R: Removing zero variance columns from each element of dataframe list

时间:2015-07-28 15:40:40

标签: r list dataframe

I split a dataframe to create a dataframe list. The dataframe list has 401 dataframes. In other words, each dataframe is identical in structure (same columns), but potentially different numbers of rows.

When I split the dataframe, I introduced 0 variance columns (colSums=0).
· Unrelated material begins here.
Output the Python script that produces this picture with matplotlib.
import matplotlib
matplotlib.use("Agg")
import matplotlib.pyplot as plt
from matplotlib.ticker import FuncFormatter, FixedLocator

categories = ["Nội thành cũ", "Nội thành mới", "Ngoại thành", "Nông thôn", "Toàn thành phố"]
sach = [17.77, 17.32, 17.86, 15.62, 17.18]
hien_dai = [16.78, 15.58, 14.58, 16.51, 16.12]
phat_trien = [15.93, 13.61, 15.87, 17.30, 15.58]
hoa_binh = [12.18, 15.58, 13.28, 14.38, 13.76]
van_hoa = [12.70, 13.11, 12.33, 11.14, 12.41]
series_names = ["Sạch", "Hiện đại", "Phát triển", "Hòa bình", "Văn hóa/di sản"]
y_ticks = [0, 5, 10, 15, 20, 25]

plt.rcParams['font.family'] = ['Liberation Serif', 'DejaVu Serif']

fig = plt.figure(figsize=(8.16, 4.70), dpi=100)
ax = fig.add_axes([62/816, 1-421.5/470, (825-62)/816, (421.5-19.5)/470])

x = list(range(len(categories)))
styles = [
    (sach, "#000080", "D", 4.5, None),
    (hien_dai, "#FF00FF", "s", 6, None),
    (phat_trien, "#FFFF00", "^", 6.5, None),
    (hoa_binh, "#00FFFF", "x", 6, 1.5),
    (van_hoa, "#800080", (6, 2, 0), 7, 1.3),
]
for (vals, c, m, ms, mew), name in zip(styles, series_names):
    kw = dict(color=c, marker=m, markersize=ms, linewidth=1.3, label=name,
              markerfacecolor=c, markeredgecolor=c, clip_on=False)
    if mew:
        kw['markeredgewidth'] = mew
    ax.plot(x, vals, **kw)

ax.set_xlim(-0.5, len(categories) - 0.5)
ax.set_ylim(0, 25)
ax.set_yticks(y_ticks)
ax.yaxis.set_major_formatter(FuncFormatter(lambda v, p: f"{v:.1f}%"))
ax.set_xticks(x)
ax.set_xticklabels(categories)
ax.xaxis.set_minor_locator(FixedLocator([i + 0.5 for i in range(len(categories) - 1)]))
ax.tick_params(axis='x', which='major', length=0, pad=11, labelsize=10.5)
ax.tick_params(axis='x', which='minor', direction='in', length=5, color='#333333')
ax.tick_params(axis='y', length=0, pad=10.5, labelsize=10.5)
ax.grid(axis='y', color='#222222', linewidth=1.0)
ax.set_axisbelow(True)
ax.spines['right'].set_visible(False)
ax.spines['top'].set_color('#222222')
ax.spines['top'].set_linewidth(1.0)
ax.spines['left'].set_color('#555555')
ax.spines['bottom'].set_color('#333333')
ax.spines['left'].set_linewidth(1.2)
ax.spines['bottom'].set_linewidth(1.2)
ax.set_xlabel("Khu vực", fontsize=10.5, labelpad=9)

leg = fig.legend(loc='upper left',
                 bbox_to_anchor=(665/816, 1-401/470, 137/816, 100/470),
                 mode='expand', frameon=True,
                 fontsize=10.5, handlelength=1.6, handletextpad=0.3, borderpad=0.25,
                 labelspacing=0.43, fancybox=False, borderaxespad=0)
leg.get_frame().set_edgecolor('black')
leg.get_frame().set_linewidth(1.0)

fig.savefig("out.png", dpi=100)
Dataframes in the list may share 0 variance columns, or they may have totally different columns with 0 variance.

I have used the following function (from Quickly remove zero variance variables from a data.frame) to remove 0 variance columns from each dataset:

zeroVar <- function(data, useNA = 'ifany') {   out <- apply(data, 2,
function(x) {length(table(x, useNA = useNA))})   which(out==1) }

When I pass my data frame list to the function (ignoring the first two character columns of dataframe_list):

dataframe_list_zero_var_rm<-lapply(dataframe_list, function(d) d[,-zeroVar(d[,3:ncol(d)], useNA = 'no')])

No errors/flags are thrown.

However, while dataframes in dataframe_list_zero_var_rm have fewer columns than they do in dataframe_list, they still have columns that have zero variance, as revealed by:

zeroVar(dataframe_list_zero_var_rm[[1]][,3:ncol(dataframe_list_zero_var_rm)], useNA = 'no')

Passing the new dataframe to the original function shows me three columns with 0 variance which should have been removed in the first place.

This is a problem for me because I am trying to do principal components analysis on every dataframe in the list, but the zero variance columns become problematic for prcomp().

My ideal solution would be a way to

  • loop through each element of the dataframe list and remove columns from each dataframe that have zero variance
  • then, loop through each element of the dataframe list and perform prcomp() on the dataframe

1 个答案:

答案 0 :(得分:1)

You can use this approach from data.table:

library(data.table)
lapply(df_list,setDT) #convert all of your data.frames to data.tables

all_pos_var<-
  lapply(df_list,function(dt){
    dt[,unlist(dt[,lapply(names(dt)[3:ncol(dt)],
                          function(x){
      if(diff(range(get(x)))!=0)x})]),with=F]})

The inner lapply gets the column names of all non-0-variance (equivalent to non-0-range) functions: lapply(names(dt),function(x)if(diff(range(get(x)))!=0)x).

The outer lapply applies this procedure to all of your data.frame/data.tables.

Test data:

set.seed(101)
dt1<-data.frame(ig1=rnorm(10),ig2=rnorm(10),
                zv1=rep(1,10),nzv2=runif(10),
                zv3=rep(2,10),nzv4=runif(10))
dt2<-data.frame(ig1=rnorm(10),ig2=rnorm(10),
                zv1=rep(3,10),nzv2=rnorm(10),
                zv3=rep(4,10),nzv4=rnorm(10),
                zv5=rep(5,10),nzv6=rnorm(10))
df_list<-list(dt1,dt2)

Only nzv* variables should be returned; indeed:

> lapply(all_pos_var,names)
[[1]]
[1] "nzv2" "nzv4"

[[2]]
[1] "nzv2" "nzv4" "nzv6"

On trying to wrap your head around double lapply:

First, try to understand what the inner lapply is doing by focusing on a single data.frame:

setDT(dt1)
rel_cols<-names(dt1)[3:ncol(dt1)]

The inner lapply is:

nzcols<-dt1[,lapply(rel_cols,function(x)if(diff(range(get(x)))!=0)x)]
> nzcols
     V1   V2
1: nzv2 nzv4

The unlist part converts nzcols to a character vector, which can then be used to subset dt1 (note that we need to use the parameter with=F when passing quoted column names to a data.table):

> dt1[,unlist(nzcols),with=F]
          nzv2       nzv4
 1: 0.43496175 0.07921225
 2: 0.44205468 0.43388945
 3: 0.76068946 0.67977425
 4: 0.33296130 0.73435624
 5: 0.39435715 0.45251087
 6: 0.23329428 0.78378572
 7: 0.07160766 0.67983554
 8: 0.91338349 0.51870365
 9: 0.77169357 0.69080575
10: 0.10753664 0.58827565

The outer lapply simply applies this procedure to all of the data.tables in df_list.